◆ **Supplied material**

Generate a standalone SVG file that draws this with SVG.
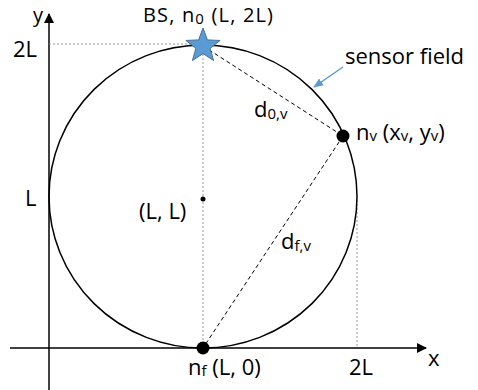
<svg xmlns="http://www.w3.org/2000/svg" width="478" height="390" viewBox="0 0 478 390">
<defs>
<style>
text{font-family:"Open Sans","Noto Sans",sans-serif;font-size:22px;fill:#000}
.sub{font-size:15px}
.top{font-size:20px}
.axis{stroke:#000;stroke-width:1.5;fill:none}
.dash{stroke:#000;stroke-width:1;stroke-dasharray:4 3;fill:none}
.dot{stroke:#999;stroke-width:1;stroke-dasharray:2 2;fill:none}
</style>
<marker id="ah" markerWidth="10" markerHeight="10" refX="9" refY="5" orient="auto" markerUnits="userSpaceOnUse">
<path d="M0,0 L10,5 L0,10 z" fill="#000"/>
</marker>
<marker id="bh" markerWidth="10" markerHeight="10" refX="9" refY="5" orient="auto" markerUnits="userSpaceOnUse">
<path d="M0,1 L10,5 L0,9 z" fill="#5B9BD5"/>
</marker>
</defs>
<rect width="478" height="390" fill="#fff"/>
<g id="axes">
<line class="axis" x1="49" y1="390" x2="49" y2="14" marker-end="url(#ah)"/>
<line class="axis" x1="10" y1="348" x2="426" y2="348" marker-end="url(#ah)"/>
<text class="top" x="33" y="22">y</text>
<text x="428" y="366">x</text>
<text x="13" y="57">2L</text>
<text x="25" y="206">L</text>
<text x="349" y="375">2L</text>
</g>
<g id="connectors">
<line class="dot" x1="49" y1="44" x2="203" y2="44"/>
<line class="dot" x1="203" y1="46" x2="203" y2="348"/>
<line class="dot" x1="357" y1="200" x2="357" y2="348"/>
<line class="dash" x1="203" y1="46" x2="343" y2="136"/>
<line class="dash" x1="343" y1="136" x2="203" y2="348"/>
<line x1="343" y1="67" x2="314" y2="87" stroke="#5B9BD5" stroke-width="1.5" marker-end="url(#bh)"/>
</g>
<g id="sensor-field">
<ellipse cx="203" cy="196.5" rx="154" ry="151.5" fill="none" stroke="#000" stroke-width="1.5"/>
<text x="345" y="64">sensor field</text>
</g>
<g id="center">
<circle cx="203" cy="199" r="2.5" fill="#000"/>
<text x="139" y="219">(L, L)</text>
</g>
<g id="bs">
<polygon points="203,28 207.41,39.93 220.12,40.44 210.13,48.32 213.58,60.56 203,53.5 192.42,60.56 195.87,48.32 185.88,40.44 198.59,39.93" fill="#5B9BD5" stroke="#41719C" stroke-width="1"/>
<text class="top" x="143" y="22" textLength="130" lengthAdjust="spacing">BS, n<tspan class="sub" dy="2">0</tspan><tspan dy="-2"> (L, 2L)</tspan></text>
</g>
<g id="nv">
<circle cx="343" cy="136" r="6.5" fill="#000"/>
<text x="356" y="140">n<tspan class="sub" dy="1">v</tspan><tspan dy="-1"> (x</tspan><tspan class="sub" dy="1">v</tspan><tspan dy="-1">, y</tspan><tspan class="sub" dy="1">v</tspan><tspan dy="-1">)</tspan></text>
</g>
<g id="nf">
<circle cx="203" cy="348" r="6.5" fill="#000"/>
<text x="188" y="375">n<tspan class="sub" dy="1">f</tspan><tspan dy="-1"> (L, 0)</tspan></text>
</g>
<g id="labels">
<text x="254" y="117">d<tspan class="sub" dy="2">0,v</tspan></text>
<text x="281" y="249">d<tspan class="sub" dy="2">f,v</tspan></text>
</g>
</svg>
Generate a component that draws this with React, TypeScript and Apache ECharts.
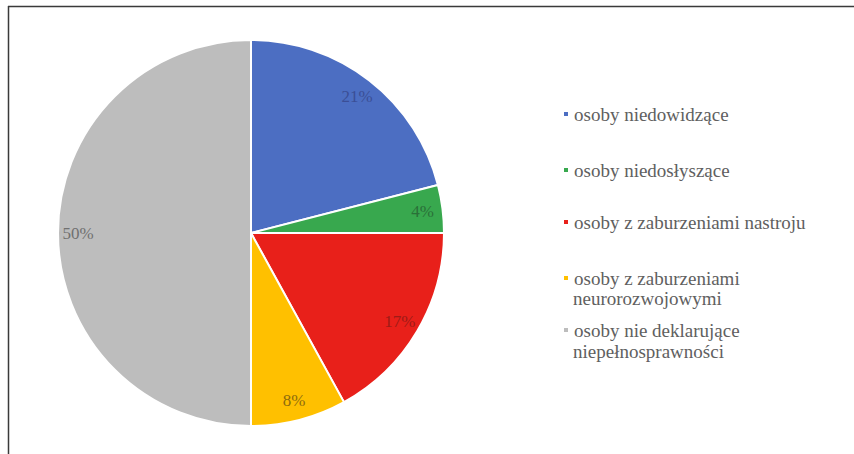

◆ **Written exercise**
Leave the pictures out, and transcribe each of the records exactly.

◆ **Answer in full**
Generate a standalone SVG file that draws this with SVG.
<svg xmlns="http://www.w3.org/2000/svg" width="478" height="390" viewBox="0 0 478 390">
<defs>
<style>
text{font-family:"Open Sans","Noto Sans",sans-serif;font-size:22px;fill:#000}
.sub{font-size:15px}
.top{font-size:20px}
.axis{stroke:#000;stroke-width:1.5;fill:none}
.dash{stroke:#000;stroke-width:1;stroke-dasharray:4 3;fill:none}
.dot{stroke:#999;stroke-width:1;stroke-dasharray:2 2;fill:none}
</style>
<marker id="ah" markerWidth="10" markerHeight="10" refX="9" refY="5" orient="auto" markerUnits="userSpaceOnUse">
<path d="M0,0 L10,5 L0,10 z" fill="#000"/>
</marker>
<marker id="bh" markerWidth="10" markerHeight="10" refX="9" refY="5" orient="auto" markerUnits="userSpaceOnUse">
<path d="M0,1 L10,5 L0,9 z" fill="#5B9BD5"/>
</marker>
</defs>
<rect width="478" height="390" fill="#fff"/>
<g id="axes">
<line class="axis" x1="49" y1="390" x2="49" y2="14" marker-end="url(#ah)"/>
<line class="axis" x1="10" y1="348" x2="426" y2="348" marker-end="url(#ah)"/>
<text class="top" x="33" y="22">y</text>
<text x="428" y="366">x</text>
<text x="13" y="57">2L</text>
<text x="25" y="206">L</text>
<text x="349" y="375">2L</text>
</g>
<g id="connectors">
<line class="dot" x1="49" y1="44" x2="203" y2="44"/>
<line class="dot" x1="203" y1="46" x2="203" y2="348"/>
<line class="dot" x1="357" y1="200" x2="357" y2="348"/>
<line class="dash" x1="203" y1="46" x2="343" y2="136"/>
<line class="dash" x1="343" y1="136" x2="203" y2="348"/>
<line x1="343" y1="67" x2="314" y2="87" stroke="#5B9BD5" stroke-width="1.5" marker-end="url(#bh)"/>
</g>
<g id="sensor-field">
<ellipse cx="203" cy="196.5" rx="154" ry="151.5" fill="none" stroke="#000" stroke-width="1.5"/>
<text x="345" y="64">sensor field</text>
</g>
<g id="center">
<circle cx="203" cy="199" r="2.5" fill="#000"/>
<text x="139" y="219">(L, L)</text>
</g>
<g id="bs">
<polygon points="203,28 207.41,39.93 220.12,40.44 210.13,48.32 213.58,60.56 203,53.5 192.42,60.56 195.87,48.32 185.88,40.44 198.59,39.93" fill="#5B9BD5" stroke="#41719C" stroke-width="1"/>
<text class="top" x="143" y="22" textLength="130" lengthAdjust="spacing">BS, n<tspan class="sub" dy="2">0</tspan><tspan dy="-2"> (L, 2L)</tspan></text>
</g>
<g id="nv">
<circle cx="343" cy="136" r="6.5" fill="#000"/>
<text x="356" y="140">n<tspan class="sub" dy="1">v</tspan><tspan dy="-1"> (x</tspan><tspan class="sub" dy="1">v</tspan><tspan dy="-1">, y</tspan><tspan class="sub" dy="1">v</tspan><tspan dy="-1">)</tspan></text>
</g>
<g id="nf">
<circle cx="203" cy="348" r="6.5" fill="#000"/>
<text x="188" y="375">n<tspan class="sub" dy="1">f</tspan><tspan dy="-1"> (L, 0)</tspan></text>
</g>
<g id="labels">
<text x="254" y="117">d<tspan class="sub" dy="2">0,v</tspan></text>
<text x="281" y="249">d<tspan class="sub" dy="2">f,v</tspan></text>
</g>
</svg>
Generate a component that draws this with React, TypeScript and Apache ECharts.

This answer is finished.